Posted: Fri Jun 20, 2008 10:30 am
by csdavis0906
I'm working on a RSS aggregator and am having a problem stripping a few special characters from article titles, an example of which is the following "Ice on Mars! Now you see it, now you don’t" taken the MSNBC site. My program displays the single quote in "don't" as a series of characters including a small TM (trademark) symbol. I've tried htmlspecialcharacters_decode() but can't get rid of those pesky chars.
To see the problem, you can go to
http://technology.newsalizr.com and go down to the Space section.
Any assistance would be greatly appreciated. Thanking you in advance...

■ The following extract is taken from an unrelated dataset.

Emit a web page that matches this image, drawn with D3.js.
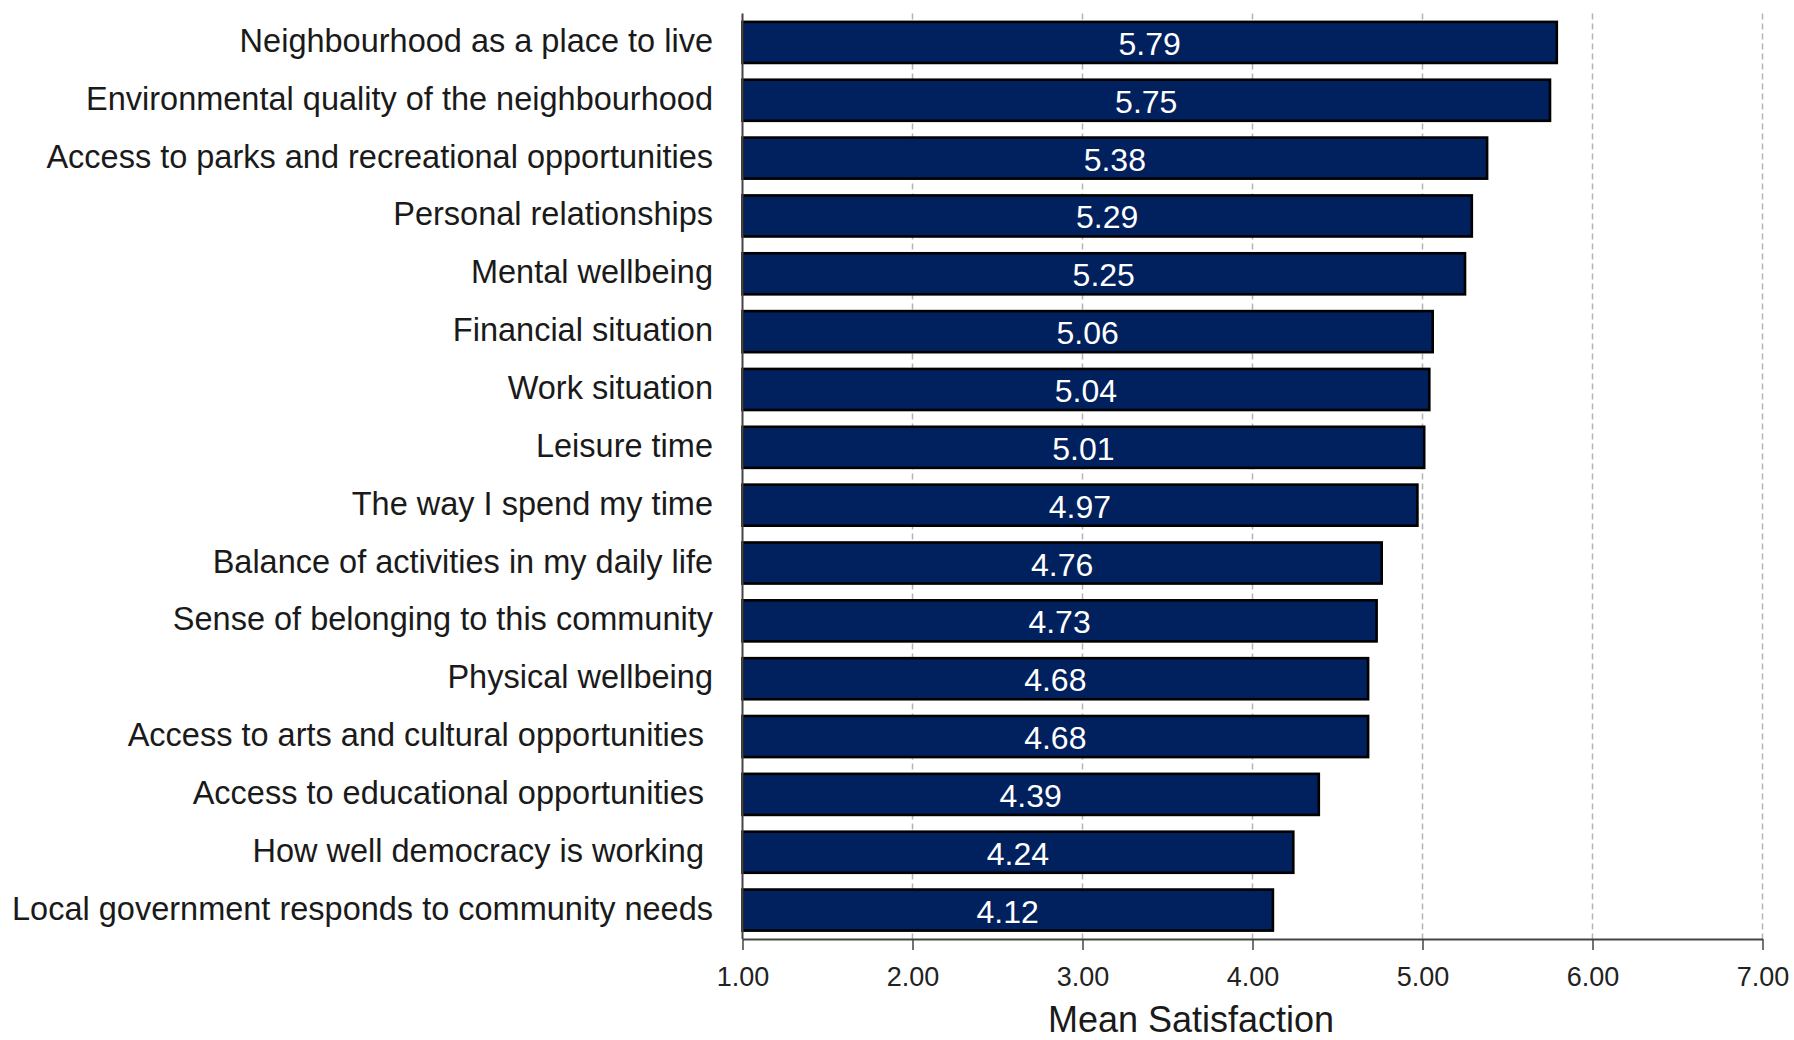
<!DOCTYPE html>
<html>
<head>
<meta charset="utf-8">
<script src="https://cdn.jsdelivr.net/npm/d3@7"></script>
<style>
  html, body { margin: 0; padding: 0; background: #fff; }
  svg { display: block; font-family: "Liberation Sans", Arial, sans-serif; }
</style>
</head>
<body>
<svg id="chart" width="1794" height="1040"></svg>
<script>
const categories = [
  "Neighbourhood as a place to live",
  "Environmental quality of the neighbourhood",
  "Access to parks and recreational opportunities",
  "Personal relationships",
  "Mental wellbeing",
  "Financial situation",
  "Work situation",
  "Leisure time",
  "The way I spend my time",
  "Balance of activities in my daily life",
  "Sense of belonging to this community",
  "Physical wellbeing",
  "Access to arts and cultural opportunities ",
  "Access to educational opportunities ",
  "How well democracy is working ",
  "Local government responds to community needs"
];
const values = [5.79, 5.75, 5.38, 5.29, 5.25, 5.06, 5.04, 5.01, 4.97, 4.76, 4.73, 4.68, 4.68, 4.39, 4.24, 4.12];
const xTicks = [1, 2, 3, 4, 5, 6, 7];
const xTitle = "Mean Satisfaction";

(function () {
const svg = d3.select("#chart");
const pLeft = 742.5, pRight = 1762.5, pTop = 13.5, pBottom = 939;

const x = d3.scaleLinear().domain([1, 7]).range([pLeft, pRight]);
const y = d3.scaleBand().domain(categories).range([pTop, pBottom])
  .paddingInner(0.29).paddingOuter(0.145);

// gridlines
svg.append("g").selectAll("line").data(xTicks.slice(1)).join("line")
  .attr("x1", d => x(d)).attr("x2", d => x(d))
  .attr("y1", pTop).attr("y2", pBottom)
  .attr("stroke", "#b3b3b3").attr("stroke-width", 1.5)
  .attr("stroke-dasharray", "6,4");

// bars
svg.append("g").selectAll("rect").data(categories).join("rect")
  .attr("x", x(1))
  .attr("y", d => y(d))
  .attr("width", (d, i) => x(values[i]) - x(1))
  .attr("height", y.bandwidth())
  .attr("fill", "#01215e")
  .attr("stroke", "#000")
  .attr("stroke-width", 2.6);

// value labels
svg.append("g").selectAll("text").data(categories).join("text")
  .attr("x", (d, i) => (x(1) + x(values[i])) / 2)
  .attr("y", d => y(d) + y.bandwidth() / 2 + 12.5)
  .attr("text-anchor", "middle")
  .attr("fill", "#fff")
  .attr("font-size", 32)
  .text((d, i) => d3.format(".2f")(values[i]));

// category labels
svg.append("g").selectAll("text").data(categories).join("text")
  .attr("x", 713)
  .attr("y", d => y(d) + y.bandwidth() / 2 + 9.5)
  .attr("text-anchor", "end")
  .attr("fill", "#1a1a1a")
  .attr("font-size", 32.5)
  .style("white-space", "pre")
  .text(d => d);

// x axis
const xAxis = d3.axisBottom(x).tickValues(xTicks).tickFormat(d3.format(".2f"))
  .tickSize(11).tickPadding(17).tickSizeOuter(0);
const gx = svg.append("g").attr("transform", `translate(0,${pBottom})`).call(xAxis);
gx.select(".domain").attr("stroke", "#444").attr("stroke-width", 2);
gx.selectAll(".tick line").attr("stroke", "#444").attr("stroke-width", 1.5);
gx.selectAll(".tick text").attr("font-size", 27).attr("fill", "#222")
  .attr("font-family", "Liberation Sans, Arial, sans-serif");

// y axis line
svg.append("line")
  .attr("x1", pLeft).attr("x2", pLeft).attr("y1", pTop).attr("y2", pBottom)
  .attr("stroke", "#444").attr("stroke-width", 2);

// x title
svg.append("text")
  .attr("x", 1191).attr("y", 1032)
  .attr("text-anchor", "middle")
  .attr("font-size", 36)
  .attr("fill", "#1a1a1a")
  .text(xTitle);
})();
</script>
</body>
</html>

Re: Can't remove special characters?
Posted: Fri Jun 20, 2008 1:44 pm
by phice
Have you tried using regular expressions to remove anything other than a-zA-Z0-9\-\_\.\s and a few other characters (!, ?, etc)? I think that would be best.
Re: Can't remove special characters?
Posted: Fri Jun 20, 2008 2:00 pm
by csdavis0906
Yes, that's where I started. Got rid of all othere unwanted characters but not the one I posted about.
Re: Can't remove special characters?
Posted: Fri Jun 20, 2008 3:58 pm
by dml
It's not a normal single quote, it's a
curly right single quote. You're emitting a utf8 representation of it, which is the three bytes 0xE2 0x80 0x99, but your page is declaring itself as iso8859-1, so those three bytes are being read as â, €, and ™. There are a few ways of fixing this. You can make sure that the encoding your data is in is consistent with the encoding declared in your http headers, for example by declaring in your Content-Type header that the text is utf8. Another approach is to use an escape for the character: ’ or ’.
Re: Can't remove special characters?
Posted: Fri Jun 20, 2008 5:36 pm
by csdavis0906
I've tried to remove the chars you pointed out with the code below - but the results were the same.
Code: Select all
$apos = array("/’/", "/’/");
$title = str_replace($apos, "", $title);
Thanks alot for your assistance!